Pigott was fired shortly after complaining to Friesen and, in yet another shady transaction, was paid the equivalent of about six months’ salary conditioned on her silence. Those funds came in the form of “emergency leave pay” that’s intended by state law to provide a few days’ pay for bereaved employees. Apparently AG Paxton and others have been misusing emergency leave funds for some time.
In a series of stories earlier this year, The News revealed how the AG and several other agencies had misused emergency leave to pay out settlements or provide financial send-offs to favored employees, a practice Abbott and Comptroller Glenn Hegar subsequently ordered be stopped.
Leaders in both the House and Senate have pledged to close a loophole that allowed Paxton and other officials to dole out loads of emergency leave with no rules or oversight.
Meanwhile, Pigott’s alarms were all too accurate.

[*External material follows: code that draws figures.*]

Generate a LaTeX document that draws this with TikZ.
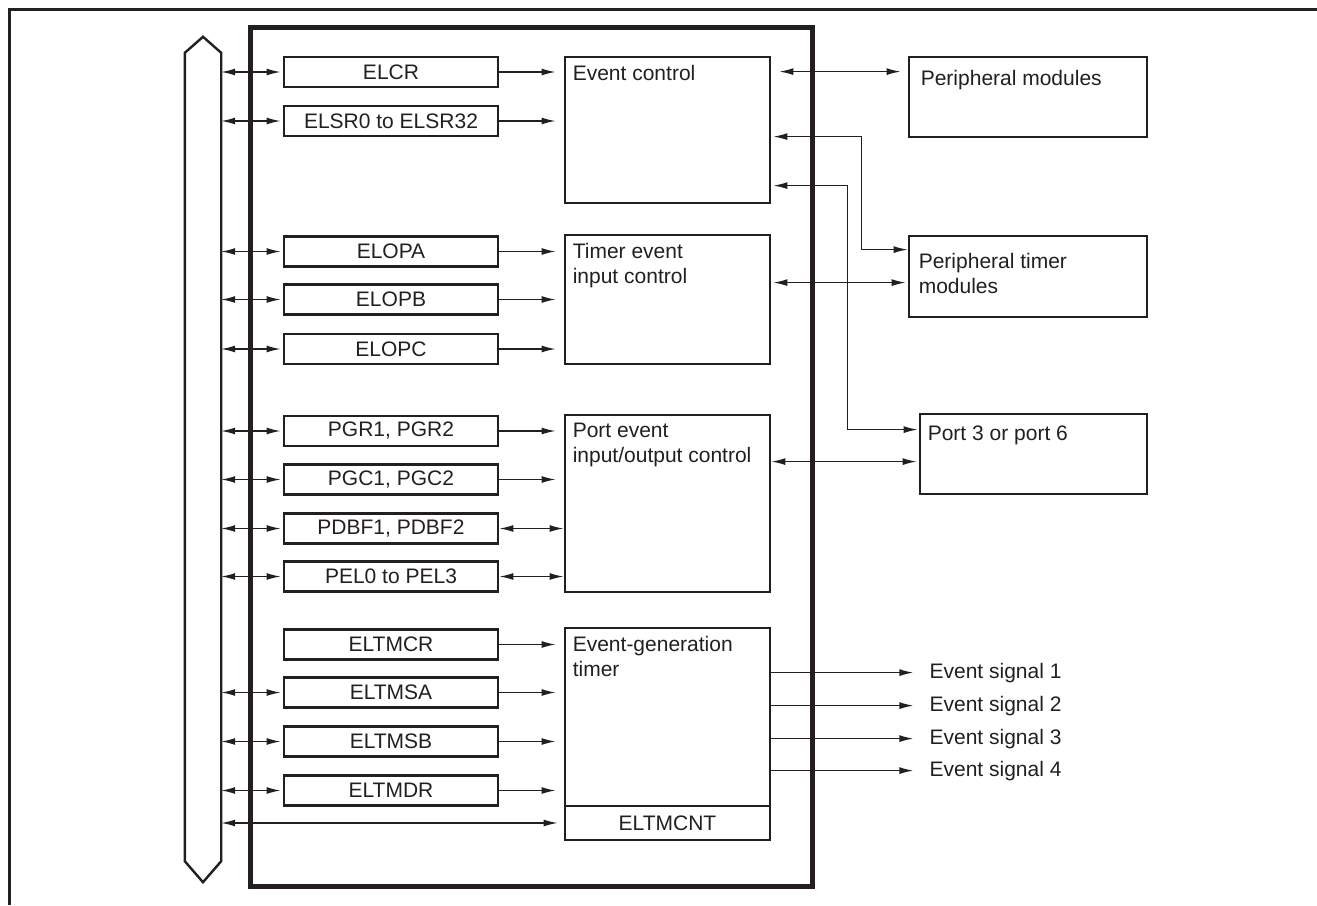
\documentclass[tikz,border=0pt]{standalone}
\usepackage{fontspec}
\setmainfont{Liberation Sans}
\usetikzlibrary{arrows.meta,calc}
\definecolor{ink}{RGB}{35,31,32}
\begin{document}
\begin{tikzpicture}[x=1pt,y=-1pt,
  every node/.style={font=\fontsize{21}{25}\selectfont,text=ink},
  reg/.style={draw=ink,line width=2.8pt,minimum width=214pt,minimum height=30pt,inner sep=0pt},
  blk/.style={draw=ink,line width=2.8pt,inner sep=0pt},
  lbl/.style={anchor=north west,inner sep=0pt,align=left},
  conn/.style={draw=ink,line width=1.4pt},
  >={Latex[length=14pt,width=7pt]}]
\useasboundingbox (0,0) rectangle (1317,905);
% outer frame
\draw[ink,line width=3pt] (9,905) -- (9,9) -- (1317,9);
% main box
\node[draw=ink,line width=5pt,minimum width=562pt,minimum height=859pt,inner sep=0pt] (main) at (531,456.5) {};
% bus
\node[minimum width=36pt,minimum height=845pt,inner sep=0pt] (bus) at (203,459.5) {};
\draw[ink,line width=2.4pt,line join=miter]
  ($(bus.north west)+(0,16)$) -- (bus.north) -- ($(bus.north east)+(0,16)$)
  -- ($(bus.south east)+(0,-21)$) -- (bus.south) -- ($(bus.south west)+(0,-21)$) -- cycle;
% registers
\node[reg] (elcr)   at (391,72)    {ELCR};
\node[reg] (elsr)   at (391,121)   {ELSR0 to ELSR32};
\node[reg] (elopa)  at (391,251.5) {ELOPA};
\node[reg] (elopb)  at (391,299.5) {ELOPB};
\node[reg] (elopc)  at (391,349)   {ELOPC};
\node[reg] (pgr)    at (391,431)   {PGR1, PGR2};
\node[reg] (pgc)    at (391,479.5) {PGC1, PGC2};
\node[reg] (pdbf)   at (391,528.5) {PDBF1, PDBF2};
\node[reg] (pel)    at (391,576.5) {PEL0 to PEL3};
\node[reg] (eltmcr) at (391,644.5) {ELTMCR};
\node[reg] (eltmsa) at (391,692.5) {ELTMSA};
\node[reg] (eltmsb) at (391,741.5) {ELTMSB};
\node[reg] (eltmdr) at (391,790.5) {ELTMDR};
% control blocks
\node[blk,minimum width=205pt,minimum height=146pt] (ec) at (667.5,130)   {};
\node[blk,minimum width=205pt,minimum height=129pt] (te) at (667.5,299.5) {};
\node[blk,minimum width=205pt,minimum height=177pt] (pe) at (667.5,503.5) {};
\node[blk,minimum width=205pt,minimum height=178pt] (eg) at (667.5,717)   {};
\node[blk,minimum width=205pt,minimum height=34pt] (cnt) at (667.5,823)   {ELTMCNT};
\node[lbl] (ect) at ($(ec.north west)+(9,9)$) {Event control};
\node[lbl] (tet) at ($(te.north west)+(9,9)$) {Timer event\\input control};
\node[lbl] (pet) at ($(pe.north west)+(9,9)$) {Port event\\input/output control};
\node[lbl] (egt) at ($(eg.north west)+(9,9)$) {Event-generation\\timer};
% external blocks
\node[blk,minimum width=238pt,minimum height=80pt] (pm) at (1028,97)    {};
\node[blk,minimum width=238pt,minimum height=81pt] (pt) at (1028,276.5) {};
\node[blk,minimum width=227pt,minimum height=80pt] (p3) at (1033.5,454) {};
\node[lbl] (pmt) at ($(pm.north west)+(13,14)$) {Peripheral modules};
\node[lbl] (ptt) at ($(pt.north west)+(11,18)$) {Peripheral timer\\modules};
\node[lbl] (p3t) at ($(p3.north west)+(9,13)$) {Port 3 or port 6};
% bus to registers
\foreach \r in {elcr,elsr,elopa,elopb,elopc,pgr,pgc,pdbf,pel,eltmsa,eltmsb,eltmdr}
  \draw[conn,<->,shorten >=2pt] (bus.east |- \r.west) -- (\r.west);
\draw[conn,<->,shorten >=6pt] (bus.east |- cnt.west) -- (cnt.west);
% registers to blocks
\foreach \r/\b in {elcr/ec,elsr/ec,elopa/te,elopb/te,elopc/te,pgr/pe,pgc/pe,eltmcr/eg,eltmsa/eg,eltmsb/eg,eltmdr/eg}
  \draw[conn,->,shorten >=8pt] (\r.east) -- (\r.east -| \b.west);
\draw[conn,<->] (pdbf.east) -- (pdbf.east -| pe.west);
\draw[conn,<->] (pel.east) -- (pel.east -| pe.west);
% right side connections
\draw[conn,<->] ($(ec.north east)+(8,16)$) -- ($(pm.north west)+(-7,16)$);
\draw[conn,<->] ($(ec.north east)+(2,81)$) -| ($(pt.north west)+(-46,15)$) -- ($(pt.north west)+(0,15)$);
\draw[conn,<->] ($(ec.north east)+(2,130)$) -| ($(p3.north west)+(-71,17)$) -- ($(p3.north west)+(-1,17)$);
\draw[conn,<->] ($(te.north east)+(2,49)$) -- ($(pt.north west)+(-2,48)$);
\draw[conn,<->] ($(pe.north east)+(0,48)$) -- ($(p3.north west)+(-2,49)$);
% event signals
\node[anchor=west,inner sep=0pt] (s1) at ($(eg.north east)+(158,46)$)  {Event signal 1};
\node[anchor=west,inner sep=0pt] (s2) at ($(eg.north east)+(158,79)$)  {Event signal 2};
\node[anchor=west,inner sep=0pt] (s3) at ($(eg.north east)+(158,112)$) {Event signal 3};
\node[anchor=west,inner sep=0pt] (s4) at ($(eg.north east)+(158,144)$) {Event signal 4};
\foreach \s/\d in {s1/46,s2/79,s3/112,s4/144}
  \draw[conn,->,shorten >=16pt] ($(eg.north east)+(0,\d)$) -- (\s.west);
\end{tikzpicture}
\end{document}
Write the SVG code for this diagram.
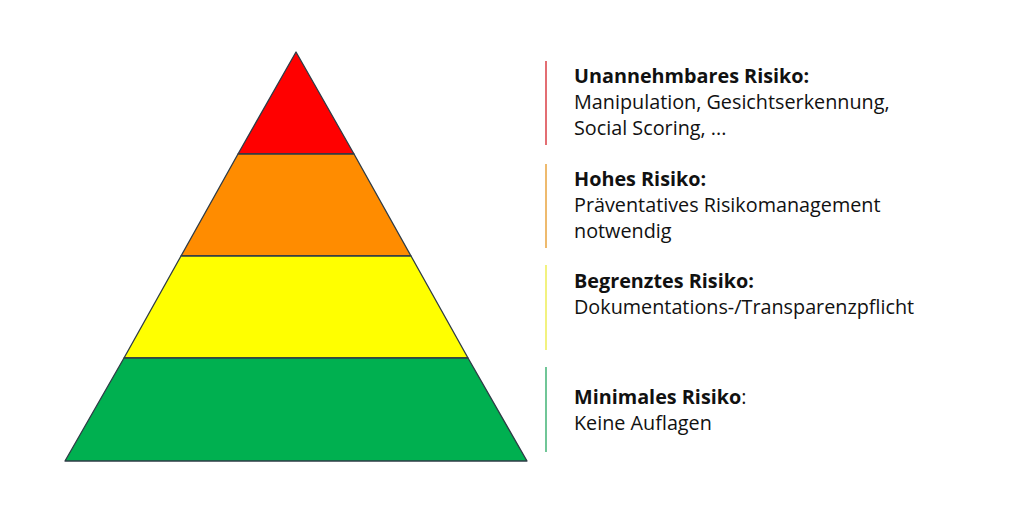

Indeed, the very person to whom she raised her concerns and who fired her apparently for doing so, later made public statements essentially tracking what Pigott had said.
As the project came to a halt late last year, Deputy Attorney General Mara Friesen said in a letter to the Legislative Budget Board that moving forward "would have resulted in runaway development costs, overly complex systems, increased maintenance costs and significant delays — even as much as well past 2020."
Meanwhile, the new system appears to be every bit as bad and expensive as reported, and perhaps more so.
Commonly referred to as "T2," the child support data project was in such disarray that earlier this year the federal government froze its funding, only to unfreeze it in May.
With that funding restored, Accenture is expected to ask the state for more money, while state officials are mulling whether to sue the company for not delivering on its promise or, more likely, shell out more money to get the job done.
Records indicate Fitzwater Pigott sounded the alarm weeks before several news reports would detail how, under Abbott’s command, the T2 project had ballooned to a price tag of $310 million — about $100 million over budget — at the same time Accenture had delivered little of value to the state.
Years of reviews by independent software experts showed that each time Accenture dropped the ball, Abbott’s office responded by giving the company more money and autonomy…
By the time Paxton inherited the project from Abbott last year, it had grown into a massive offshoring endeavor, with more than 165 programmers in India tapping into Texas’ system to get work done and make fixes on a messy tangle of dozens of software applications that didn’t play well together.
As details of yet another Texas technology contract blunder trickled out, and a House committee launched an investigation, Paxton removed about a dozen workers from the project.
In short, now Governor Greg Abbott appears to have been misrepresenting matters regarding child support to the people of Texas. There’s no end in sight for taxpayers as costs continue to grow for a computer system that doesn’t work as planned and is vastly more expensive than originally stated. How Accenture came to be hired appears to be a topic that it would be worthwhile for a journalist, a lawyer or the state legislature to inquire about. Otherwise, why would Abbott and Paxton go to such lengths to cover up Accenture’s thoroughgoing incompetence?
This is scarcely the only scandal to plague child support enforcement authorities in the various states. Indeed, it seems that not a day goes by that some child support employee somewhere isn’t pilfering from the till, computer systems malfunction and efforts to improve matters only result in greater malfeasance.
Are we surprised? We are not. When in the course of human events, there has been a large pot of money in government coffers, corruption has never been far away. So it’s no surprise when state bureaucrats discover ways to skim a bit off the top of the billions that flow through state child support agencies. And of course computer systems notoriously fail at times throwing chaos into already badly managed agencies tasked with collecting and disbursing funds.
And that’s not to mention the other, better-known failings of state child support enforcement authorities. Those involve the routine identification of the wrong man as father and the subsequent refusal to admit having done so. Overcharging some non-custodial parents while failing to pay custodial ones what they’re due is common. So is jailing parents who fall behind thereby insuring that their debts increase even as they’re prevented from earning and paying. And of course no child support system anywhere would dream of requiring the money to be used for the child.
Thirty-five or so years after the requirement that states collect and disburse child support came into effect, this is where we are. We have massive bureaucracies that are best known for their incompetence, unresponsiveness and, not occasionally, dishonesty. Is this the best we can do?